* What this task involves: Exclude images, then output the remaining data verbatim.

* Information shown:
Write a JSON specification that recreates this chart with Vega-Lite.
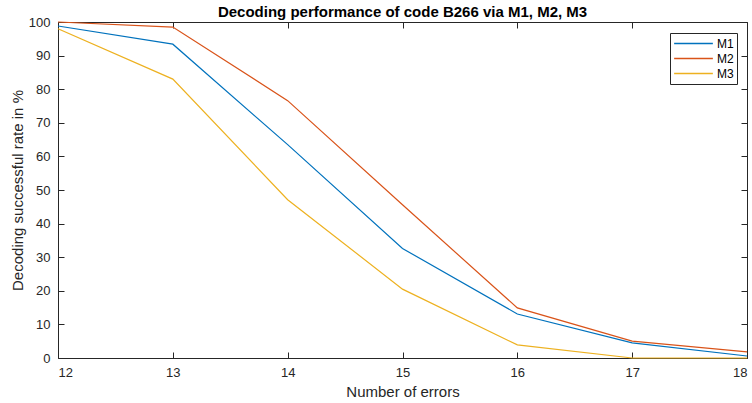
{
  "$schema": "https://vega.github.io/schema/vega-lite/v6.json",
  "autosize": "none",
  "width": 689,
  "height": 336,
  "padding": {"left": 58, "top": 22, "right": 5, "bottom": 45},
  "background": "white",
  "config": {
    "font": "Liberation Sans",
    "view": {"stroke": "#262626", "strokeWidth": 1},
    "axis": {"grid": false, "domain": false, "tickColor": "#262626", "labelColor": "#262626", "titleColor": "#262626", "labelFontSize": 13, "titleFontSize": 15, "titleFontWeight": "normal", "tickSize": -6, "labelPadding": 14}
  },
  "title": {"text": "Decoding performance of code B266 via M1, M2, M3", "fontSize": 15, "fontWeight": "bold", "color": "#000", "offset": -4, "anchor": "middle"},
  "data": {"values": [
    {"errors": 12, "rate": 98.8, "method": "M1"},
    {"errors": 13, "rate": 93.4, "method": "M1"},
    {"errors": 14, "rate": 63.5, "method": "M1"},
    {"errors": 15, "rate": 32.6, "method": "M1"},
    {"errors": 16, "rate": 13.1, "method": "M1"},
    {"errors": 17, "rate": 4.5, "method": "M1"},
    {"errors": 18, "rate": 0.6, "method": "M1"},
    {"errors": 12, "rate": 100, "method": "M2"},
    {"errors": 13, "rate": 98.5, "method": "M2"},
    {"errors": 14, "rate": 76.6, "method": "M2"},
    {"errors": 15, "rate": 45.6, "method": "M2"},
    {"errors": 16, "rate": 14.9, "method": "M2"},
    {"errors": 17, "rate": 5.0, "method": "M2"},
    {"errors": 18, "rate": 1.8, "method": "M2"},
    {"errors": 12, "rate": 98.0, "method": "M3"},
    {"errors": 13, "rate": 83.0, "method": "M3"},
    {"errors": 14, "rate": 47.1, "method": "M3"},
    {"errors": 15, "rate": 20.5, "method": "M3"},
    {"errors": 16, "rate": 3.9, "method": "M3"},
    {"errors": 17, "rate": 0, "method": "M3"},
    {"errors": 18, "rate": 0, "method": "M3"}
  ]},
  "resolve": {"axis": {"x": "independent", "y": "independent"}},
  "layer": [
    {
      "mark": {"type": "line", "strokeWidth": 1.2},
      "encoding": {
        "x": {"field": "errors", "type": "quantitative", "scale": {"domain": [12, 18], "nice": false, "zero": false}, "axis": {"title": "Number of errors", "values": [12, 13, 14, 15, 16, 17, 18], "format": "d", "titlePadding": 5}},
        "y": {"field": "rate", "type": "quantitative", "scale": {"domain": [0, 100], "nice": false}, "axis": {"title": "Decoding successful rate in %", "values": [0, 10, 20, 30, 40, 50, 60, 70, 80, 90, 100], "titlePadding": 3}},
        "color": {"field": "method", "type": "nominal", "scale": {"domain": ["M1", "M2", "M3"], "range": ["#0072BD", "#D95319", "#EDB120"]},
          "legend": {"orient": "none", "legendX": 612, "legendY": 11, "title": null, "symbolType": "stroke", "symbolSize": 1500, "symbolStrokeWidth": 1.5, "clipHeight": 15, "rowPadding": 0, "strokeColor": "#262626", "fillColor": "white", "padding": 3, "labelFontSize": 12, "labelColor": "#000", "labelOffset": 3}}
      }
    },
    {
      "mark": {"type": "line", "opacity": 0},
      "encoding": {
        "x": {"field": "errors", "type": "quantitative", "axis": {"orient": "top", "title": null, "labels": false, "values": [12, 13, 14, 15, 16, 17, 18]}},
        "y": {"field": "rate", "type": "quantitative", "axis": {"orient": "right", "title": null, "labels": false, "values": [0, 10, 20, 30, 40, 50, 60, 70, 80, 90, 100]}},
        "detail": {"field": "method"}
      }
    }
  ]
}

* Answer to the problem:
Write a JSON specification that recreates this chart with Vega-Lite.
{
  "$schema": "https://vega.github.io/schema/vega-lite/v6.json",
  "autosize": "none",
  "width": 689,
  "height": 336,
  "padding": {"left": 58, "top": 22, "right": 5, "bottom": 45},
  "background": "white",
  "config": {
    "font": "Liberation Sans",
    "view": {"stroke": "#262626", "strokeWidth": 1},
    "axis": {"grid": false, "domain": false, "tickColor": "#262626", "labelColor": "#262626", "titleColor": "#262626", "labelFontSize": 13, "titleFontSize": 15, "titleFontWeight": "normal", "tickSize": -6, "labelPadding": 14}
  },
  "title": {"text": "Decoding performance of code B266 via M1, M2, M3", "fontSize": 15, "fontWeight": "bold", "color": "#000", "offset": -4, "anchor": "middle"},
  "data": {"values": [
    {"errors": 12, "rate": 98.8, "method": "M1"},
    {"errors": 13, "rate": 93.4, "method": "M1"},
    {"errors": 14, "rate": 63.5, "method": "M1"},
    {"errors": 15, "rate": 32.6, "method": "M1"},
    {"errors": 16, "rate": 13.1, "method": "M1"},
    {"errors": 17, "rate": 4.5, "method": "M1"},
    {"errors": 18, "rate": 0.6, "method": "M1"},
    {"errors": 12, "rate": 100, "method": "M2"},
    {"errors": 13, "rate": 98.5, "method": "M2"},
    {"errors": 14, "rate": 76.6, "method": "M2"},
    {"errors": 15, "rate": 45.6, "method": "M2"},
    {"errors": 16, "rate": 14.9, "method": "M2"},
    {"errors": 17, "rate": 5.0, "method": "M2"},
    {"errors": 18, "rate": 1.8, "method": "M2"},
    {"errors": 12, "rate": 98.0, "method": "M3"},
    {"errors": 13, "rate": 83.0, "method": "M3"},
    {"errors": 14, "rate": 47.1, "method": "M3"},
    {"errors": 15, "rate": 20.5, "method": "M3"},
    {"errors": 16, "rate": 3.9, "method": "M3"},
    {"errors": 17, "rate": 0, "method": "M3"},
    {"errors": 18, "rate": 0, "method": "M3"}
  ]},
  "resolve": {"axis": {"x": "independent", "y": "independent"}},
  "layer": [
    {
      "mark": {"type": "line", "strokeWidth": 1.2},
      "encoding": {
        "x": {"field": "errors", "type": "quantitative", "scale": {"domain": [12, 18], "nice": false, "zero": false}, "axis": {"title": "Number of errors", "values": [12, 13, 14, 15, 16, 17, 18], "format": "d", "titlePadding": 5}},
        "y": {"field": "rate", "type": "quantitative", "scale": {"domain": [0, 100], "nice": false}, "axis": {"title": "Decoding successful rate in %", "values": [0, 10, 20, 30, 40, 50, 60, 70, 80, 90, 100], "titlePadding": 3}},
        "color": {"field": "method", "type": "nominal", "scale": {"domain": ["M1", "M2", "M3"], "range": ["#0072BD", "#D95319", "#EDB120"]},
          "legend": {"orient": "none", "legendX": 612, "legendY": 11, "title": null, "symbolType": "stroke", "symbolSize": 1500, "symbolStrokeWidth": 1.5, "clipHeight": 15, "rowPadding": 0, "strokeColor": "#262626", "fillColor": "white", "padding": 3, "labelFontSize": 12, "labelColor": "#000", "labelOffset": 3}}
      }
    },
    {
      "mark": {"type": "line", "opacity": 0},
      "encoding": {
        "x": {"field": "errors", "type": "quantitative", "axis": {"orient": "top", "title": null, "labels": false, "values": [12, 13, 14, 15, 16, 17, 18]}},
        "y": {"field": "rate", "type": "quantitative", "axis": {"orient": "right", "title": null, "labels": false, "values": [0, 10, 20, 30, 40, 50, 60, 70, 80, 90, 100]}},
        "detail": {"field": "method"}
      }
    }
  ]
}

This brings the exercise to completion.